Associate professor Jeremy Dauber was appointed early last week to be acting director of the Institute for Israel and Jewish Studies, the division formed in 2005 to reconcile a clash over what some called an anti-Israel bias in classes on the Middle East.
Dauber, a professor of Yiddish in the Department of Germanic Languages, previously served as the institute's associate director. While the center has already operated for four years, it still does not have a permanent director. "He [Dauber] is already deeply involved in the running of the institute and he was happy to continue in the foreseeable future," Vice President for Arts and Sciences Nicholas Dirks said. "Of course we'll have a committee that will convene at some point to find a permanent director."
Last week, the New York Sun reported that sociology professor Yinon Cohen was appointed permanent director of the institute. The article quoted several professors upset by Columbia's decision to appoint Cohen, who signed a letter condemning Israel's policies concerning 2002 military operations in Gaza. The Sun also wrote that it found the information about Cohen on a blog named Sandbox, written by academic Martin Kramer who obtained his master's degree in history from Columbia in 1976.
Dirks said the Sun's article was completely false. "I don't know what the basis for the attack on Professor Cohen is," he said.
Cohen came to Columbia in fall 2007 as a visiting professor from Tel Aviv University. While Cohen was never appointed director of any institute at Columbia, he recently received the endowed position of Yosef Haim Yerushalmi professor of Israel and Jewish studies—a name similar to that of the institute, which may have been the source of confusion.

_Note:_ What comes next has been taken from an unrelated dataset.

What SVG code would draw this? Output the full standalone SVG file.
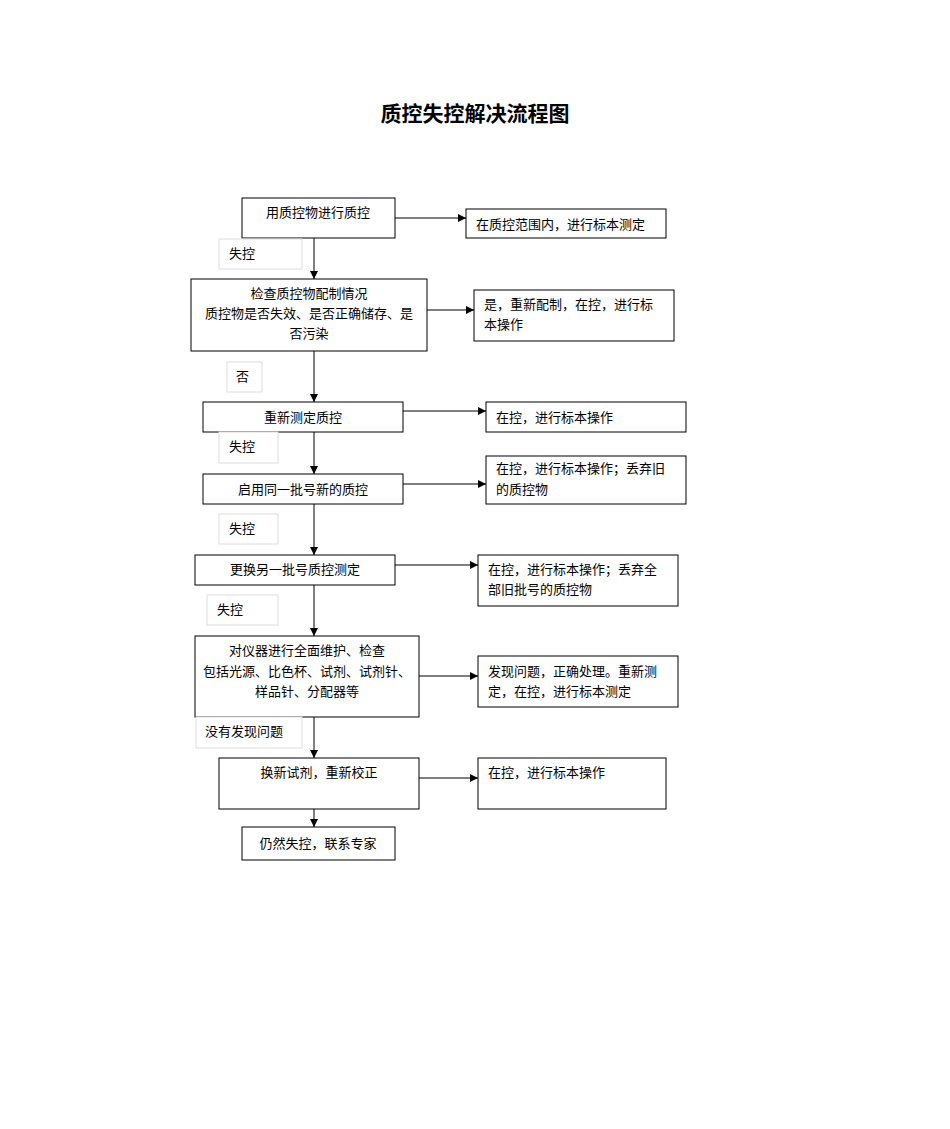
<svg xmlns="http://www.w3.org/2000/svg" width="950" height="1129" viewBox="0 0 950 1129">
<style>
text{font-family:"Noto Sans CJK SC","Liberation Sans",sans-serif;font-size:13px;fill:#000}
.b{fill:#fff;stroke:#000;stroke-width:1}
.l{fill:#fff;stroke:#ddd;stroke-width:1}
.c{stroke:#000;stroke-width:1;fill:none}
.m{text-anchor:middle}
</style>
<defs><marker id="a" viewBox="0 0 10 10" refX="10" refY="5" markerWidth="8" markerHeight="8" markerUnits="userSpaceOnUse" orient="auto"><path d="M0,0L10,5L0,10z" fill="#000"/></marker></defs>
<rect width="950" height="1129" fill="#fff"/>
<text x="475" y="121" class="m" style="font-size:21px;font-weight:bold">质控失控解决流程图</text>
<g id="connectors">
<path class="c" marker-end="url(#a)" d="M314,238V279"/>
<path class="c" marker-end="url(#a)" d="M314,351V402"/>
<path class="c" marker-end="url(#a)" d="M314,432V474"/>
<path class="c" marker-end="url(#a)" d="M314,504V555"/>
<path class="c" marker-end="url(#a)" d="M314,585V636"/>
<path class="c" marker-end="url(#a)" d="M314,717V758"/>
<path class="c" marker-end="url(#a)" d="M314,809V827"/>
<path class="c" marker-end="url(#a)" d="M395,218H466"/>
<path class="c" marker-end="url(#a)" d="M427,310H474"/>
<path class="c" marker-end="url(#a)" d="M403,411H486"/>
<path class="c" marker-end="url(#a)" d="M403,484H486"/>
<path class="c" marker-end="url(#a)" d="M395,565H478"/>
<path class="c" marker-end="url(#a)" d="M419,676H478"/>
<path class="c" marker-end="url(#a)" d="M419,778H478"/>
</g>
<g id="n1"><rect class="b" x="242" y="198" width="153" height="40"/><text x="318" y="217" class="m">用质控物进行质控</text></g>
<g id="r1"><rect class="b" x="466" y="209" width="200" height="29"/><text x="476" y="229">在质控范围内，进行标本测定</text></g>
<g id="l1"><rect class="l" x="219" y="239" width="83" height="30"/><text x="229" y="258">失控</text></g>
<g id="n2"><rect class="b" x="191" y="279" width="236" height="72"/><text class="m" x="309" y="298">检查质控物配制情况</text><text class="m" x="309" y="318">质控物是否失效、是否正确储存、是</text><text class="m" x="309" y="338">否污染</text></g>
<g id="r2"><rect class="b" x="474" y="290" width="200" height="51"/><text x="484" y="309">是，重新配制，在控，进行标</text><text x="484" y="329">本操作</text></g>
<g id="l2"><rect class="l" x="227" y="362" width="35" height="30"/><text x="236" y="381">否</text></g>
<g id="n3"><rect class="b" x="203" y="402" width="200" height="30"/><text x="303" y="422" class="m">重新测定质控</text></g>
<g id="r3"><rect class="b" x="486" y="402" width="200" height="30"/><text x="496" y="422">在控，进行标本操作</text></g>
<g id="l3"><rect class="l" x="219" y="432" width="59" height="31"/><text x="229" y="451">失控</text></g>
<g id="n4"><rect class="b" x="203" y="474" width="200" height="30"/><text x="303" y="494" class="m">启用同一批号新的质控</text></g>
<g id="r4"><rect class="b" x="486" y="456" width="200" height="48"/><text x="496" y="473">在控，进行标本操作；丢弃旧</text><text x="496" y="494">的质控物</text></g>
<g id="l4"><rect class="l" x="219" y="514" width="59" height="30"/><text x="229" y="533">失控</text></g>
<g id="n5"><rect class="b" x="195" y="555" width="200" height="30"/><text x="295" y="574" class="m">更换另一批号质控测定</text></g>
<g id="r5"><rect class="b" x="478" y="555" width="200" height="51"/><text x="488" y="574">在控，进行标本操作；丢弃全</text><text x="488" y="594">部旧批号的质控物</text></g>
<g id="l5"><rect class="l" x="207" y="595" width="71" height="30"/><text x="217" y="614">失控</text></g>
<g id="n6"><rect class="b" x="195" y="636" width="224" height="81"/><text class="m" x="307" y="655">对仪器进行全面维护、检查</text><text class="m" x="307" y="676">包括光源、比色杯、试剂、试剂针、</text><text class="m" x="307" y="696">样品针、分配器等</text></g>
<g id="r6"><rect class="b" x="478" y="656" width="200" height="51"/><text x="488" y="676">发现问题，正确处理。重新测</text><text x="488" y="696">定，在控，进行标本测定</text></g>
<g id="l6"><rect class="l" x="196" y="717" width="106" height="31"/><text x="205" y="736">没有发现问题</text></g>
<g id="n7"><rect class="b" x="219" y="758" width="200" height="51"/><text x="319" y="777" class="m">换新试剂，重新校正</text></g>
<g id="r7"><rect class="b" x="478" y="758" width="188" height="51"/><text x="488" y="777">在控，进行标本操作</text></g>
<g id="n8"><rect class="b" x="242" y="827" width="153" height="33"/><text x="318" y="848" class="m">仍然失控，联系专家</text></g>
</svg>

"It [the Sun's article] all just struck me as being gratuitous and profoundly wrong," Dirks said. "We were happy and lucky to recruit professor Cohen. He's a terrific demographer."
Dauber said that as associate director, he focused on the institute's programming, and as acting director, he will work more on fundraising and staffing. For example, the institute just found a new postdoctoral fellow.
"I'm very happy and honored that Nick [Dirks] asked me to serve as acting director," Dauber said. "The institute's two previous directors, professors Yerushalmi and Stanislawski, have done wonderful work expanding Jewish studies on campus, and I'm glad to follow in their footsteps."
Dauber said he hopes to increase collaboration between faculty and students interested in performing research on Israel and Jewish studies. He added that he wants to maintain the scholarly standards of the institute while building new global connections.
"All of this has to be managed carefully, of course, but following on the expansion that's been taking place in recent years, I think we're off to a good start," Dauber said.